Q: What was it like to play Emma Stone’s body double in Battle of the Sexes – ultimately portraying Billie Jean King?
It was such a special opportunity, and within days of my college coach recommending me for the audition, I was flying out to shoot and was on the court with Billie Jean King herself. I had never met her before, so being able to spend a few hours on the court together was the coolest, and probably the most unbelievable, part of it all.
During the filming process, I also had the chance to meet a lot of neat people – Emma Stone, Steve Carrell – and see a different world than the tennis environment I live in. There’s actually another movie scheduled to come out later this year about Serena and Venus Williams that I got to be in as well – so keep the tennis movies coming!
Q: What has been the largest learning curve you’ve experienced playing on the tour thus far?
Definitely how to take losses. When playing in the Juniors, you’re typically winning a lot of tournaments and the win to loss ratio is pretty good in your favor. On the tour, you typically have one loss per week.

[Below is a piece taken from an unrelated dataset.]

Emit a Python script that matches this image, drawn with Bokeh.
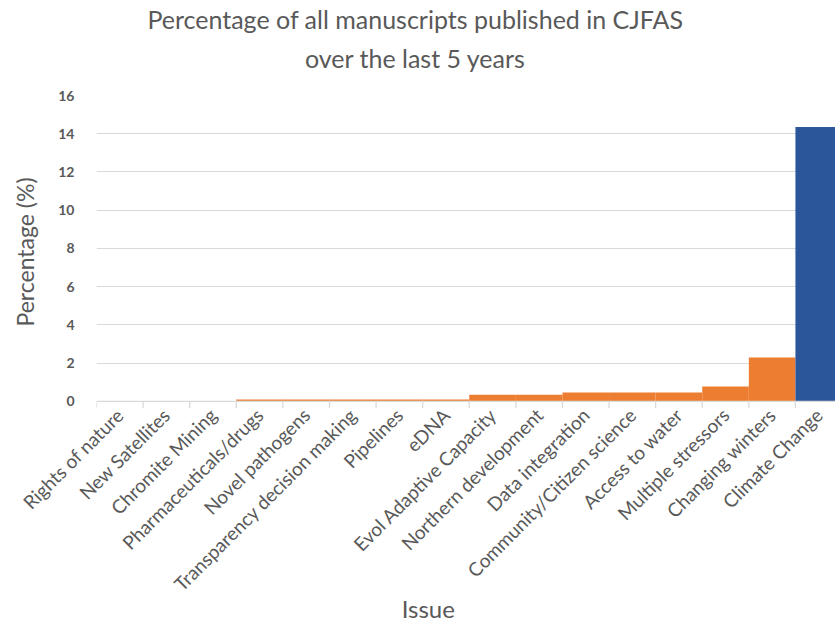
import math
from bokeh.plotting import figure
from bokeh.models import Range1d, FixedTicker, LinearAxis, Span
from bokeh.embed import file_html
from bokeh.resources import INLINE

issues = ["Rights of nature", "New Satellites", "Chromite Mining", "Pharmaceuticals/drugs",
          "Novel pathogens", "Transparency decision making", "Pipelines", "eDNA",
          "Evol Adaptive Capacity", "Northern development", "Data integration",
          "Community/Citizen science", "Access to water", "Multiple stressors",
          "Changing winters", "Climate Change"]
percent = [0.0, 0.0, 0.0, 0.1, 0.1, 0.1, 0.1, 0.1, 0.35, 0.35, 0.47, 0.47, 0.47, 0.78, 2.3, 14.35]
colors = ["#ED7D31"] * 15 + ["#2B579A"]
y_ticks = [0, 2, 4, 6, 8, 10, 12, 14, 16]
title_lines = ["Percentage of all manuscripts published in CJFAS", "over the last 5 years"]
x_title = "Issue"

FONT = "Lato"
GREY = "#595959"
LIGHT = "#D9D9D9"

centers = [i + 0.5 for i in range(len(issues))]
bounds = list(range(len(issues) + 1))
TICK_LEN = 0.37      # length of boundary tick marks below the axis, in y units
X_END = 15.86        # the right edge of the chart cuts through the last bar
TITLE_X = 6.845      # horizontal centre of the chart titles, in x units
XTITLE_X = 7.12      # horizontal centre of the x-axis title, in x units

p = figure(width=835, height=625, output_backend="svg", toolbar_location=None,
           x_range=Range1d(0, X_END), y_range=Range1d(-TICK_LEN, 16),
           min_border_left=96, min_border_right=0, min_border_top=95, min_border_bottom=0,
           outline_line_color=None, x_axis_location=None)

p.vbar(x=centers, top=percent, width=1.0, fill_color=colors, line_color=None)

# axis line and category boundary tick marks
p.add_layout(Span(location=0, dimension="width", line_color=LIGHT, line_width=1.3))
p.segment(x0=bounds, x1=bounds, y0=[0] * len(bounds), y1=[-TICK_LEN] * len(bounds),
          line_color=LIGHT, line_width=1.3)

# y axis
p.yaxis.ticker = FixedTicker(ticks=y_ticks)
p.yaxis.axis_line_color = None
p.yaxis.major_tick_line_color = None
p.yaxis.minor_tick_line_color = None
p.yaxis.major_label_text_font = FONT
p.yaxis.major_label_text_font_style = "bold"
p.yaxis.major_label_text_font_size = "14px"
p.yaxis.major_label_text_color = GREY
p.yaxis.major_label_standoff = 16
p.yaxis.axis_label = "Percentage (%)"
p.yaxis.axis_label_text_font = FONT
p.yaxis.axis_label_text_font_style = "normal"
p.yaxis.axis_label_text_font_size = "23px"
p.yaxis.axis_label_text_color = GREY
p.yaxis.axis_label_standoff = 16

p.ygrid.ticker = FixedTicker(ticks=[t for t in y_ticks if t > 0])
p.ygrid.grid_line_color = LIGHT
p.xgrid.grid_line_color = None


def text_axis(ticks, labels, size, standoff, **kw):
    return LinearAxis(ticker=FixedTicker(ticks=ticks),
                      major_label_overrides=dict(zip(ticks, labels)),
                      major_label_text_font=FONT, major_label_text_font_size=size,
                      major_label_text_color=GREY, major_label_standoff=standoff,
                      axis_line_color=None, major_tick_line_color=None,
                      minor_tick_line_color=None, major_tick_out=0, major_tick_in=0, **kw)


# x axis: category labels at bar centres
p.add_layout(text_axis(centers, issues, "19px", 3, major_label_orientation=math.pi / 4), "below")
# x axis title
p.add_layout(text_axis([XTITLE_X], [x_title], "24px", -13), "below")

# chart title (two lines), closest line first
p.add_layout(text_axis([TITLE_X], [title_lines[1]], "25px", 23), "above")
p.add_layout(text_axis([TITLE_X], [title_lines[0]], "25px", 6), "above")

open("out.html", "w").write(file_html(p, INLINE))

It’s important to learn how to get in the mindset of bouncing back and staying positive with yourself. I still do get down on myself at times, but surrounding myself with a good team and good people has helped. I also remind myself that since I’ve gotten to this level, I should enjoy it for as long as I can.
Q: It seems that there is always another tournament to play right around the corner. After St. Malo, how did you stop to take in the moment and celebrate your win?
St. Malo was one of the most beautiful cities that I visited, but since we’re in a bubble we don’t get to go out much. After we won, we had the chance to explore and spend time enjoying the city, including time on the beach. This is going to sound outrageous, but I was craving a hot dog after the match, so I set out in the city in search of one, which I found! So I had a hot dog and wine for dinner that night, and it was great.
Q: The pandemic has given everyone plenty of time to reflect on our normal routines and practices. How would you say your outlook on tennis has changed after being forced to take some time away from the court?
I was lucky enough to be in California throughout quarantine with access to tennis courts and fitness facilities. Unlike many others in different countries, I was able to stay quite active. However, the pandemic definitely changed my perspective on life in general.
Being fortunate enough to keep my job this past year when many people were not, lead me to have a new appreciation for my normal routine. Now I try to look at life by reminding myself not only how lucky I am to have my job, but also appreciate the fact that I am allowed to enter these countries when their borders are closed to the rest of the world.
Q: Besides your amazing tennis skills, do you have any hidden talents that your fans might not know about?
I am also a professional pickleball player! My dad got me into it a few years ago and put a court in our backyard, so whenever I have free time I enjoy playing.